Nevertheless, I am also a realist. I know I’m a romantic and a sentimentalist, perhaps naively so at times. I know being rational and objective, particularly in matters of the heart, can be challenging. But I can face facts. This morning, as I rose at 4 in the morning to get ready for the San Francisco Marathon, I had accepted these facts:
a) My longest training run during this round of training was 6 miles.
b) I only ran 6 miles total in the past 3 weeks.
c) My coach and I decided that a run-walk would be the only way I could participate today without injury.
d) If I didn’t make the three-hour mark, I might not receive a finisher’s medal.
As my friend and I began to run across the starting line, I had decided that I would enjoy my run, medal or not.

But I got my medal!!!!!

The day was drizzly as we made our way down the first 3 miles of the Embarcadero and Aquatic Park. The first hill was into Fort Mason. I power-walked up, past the three people I had secretly adopted: an Asian couple and an older black gentleman. We then ran down the Marina Green, into Crissy Field, and up the hill towards the Bridge. More power-walking. Then the Golden Gate Bridge. Here the temp dropped and we had wind and heavier drizzle. But I was happy! I’m sure all my pictures will feature my wide grin. I couldn’t stop smiling. I don’t know if it was my trusty iPod shuffling upbeat disco, salsa, house, and reggaeton or knowing I had already made my past mileage or the energy of my fellow runners. As we rounded Vista Point, I realized I was making San Jose time. Though I was thrilled, I walked up the incline of the Bridge before running again. On Lincoln Blvd, I ran on the flat and walked up the hills. At Mile 10, I realized I might finish in under three hours but again, I wanted to not overdo it. So I decided to walk for two miles. I kept up a good pace and kept my arms moving as my coach suggested. As we approached Golden Gate Park at Mile 12 in the avenues, I told myself that I would run across the finish line. I checked my phone and saw that I could make my past time if I ran. But I was tired. At one point, I wanted to run but my legs were hurting. Then, like a mirage in the desert, I saw the finish line. Could it be? Was I going to get my medal? I hate to sprint but I ran like crazy across that finish line. 2:57 again, just like last year at San Jose’s Rock N Roll. I almost cried when I was handed my medal.

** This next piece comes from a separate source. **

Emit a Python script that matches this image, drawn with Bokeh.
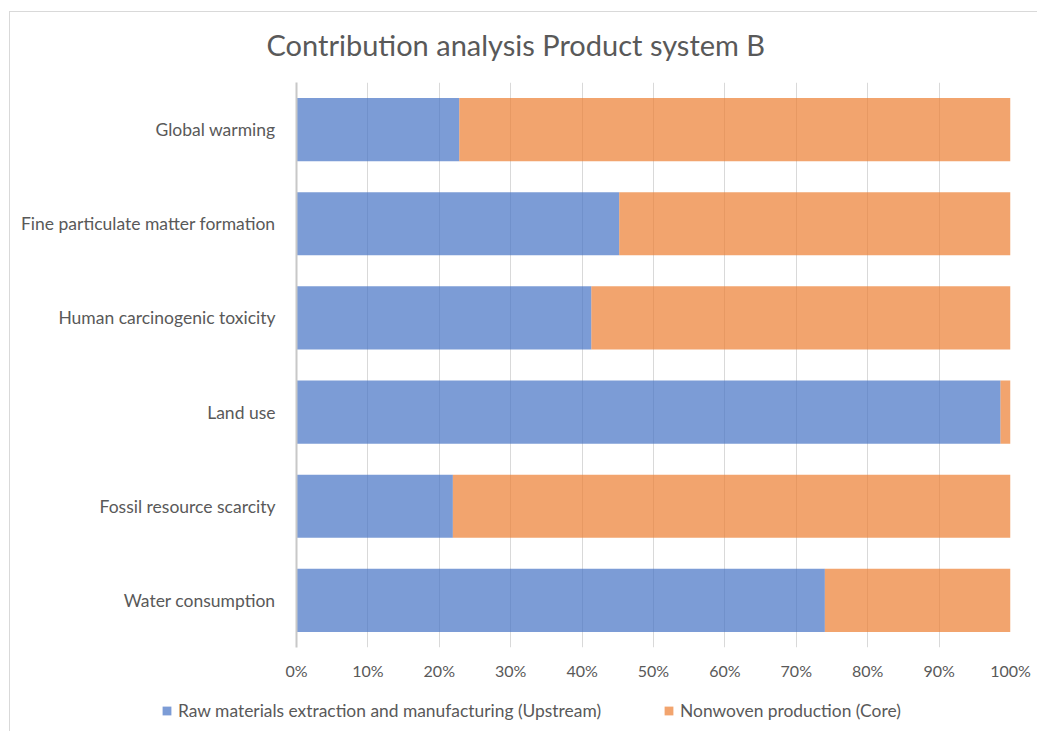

Another year, another half-marathon, another victory.

No longer a sophomore and ready for summer vacation

I am so happy the wind rustling through the trees on my street made me start to cry. I love every tree and bird and all that blue sky. I ran 4 miles this morning and despite the fact I experienced my first chafing(ouch!), I grinned at every senior citizen I passed on the shoreline trail. I waved animatedly at the two bums sleeping near the little park by Heron Drive.
Last night in group, I was giddy. I survived this tough second year at my job. I didn’t have to take a leave of absence or use up my sick days or call 911. I got a glowing evaluation from my boss. She also reminded me of the afternoon when I told her I might not make it through the school year. My depression was overwhelming and I wasn’t sleeping or eating well. Then a fight broke out, before I could break down into tears. I made it through that day. I made it through the rest of the school year. And yes, praise God, I made it through this depression.
I’m off to Nashville for the beginning of my short summer.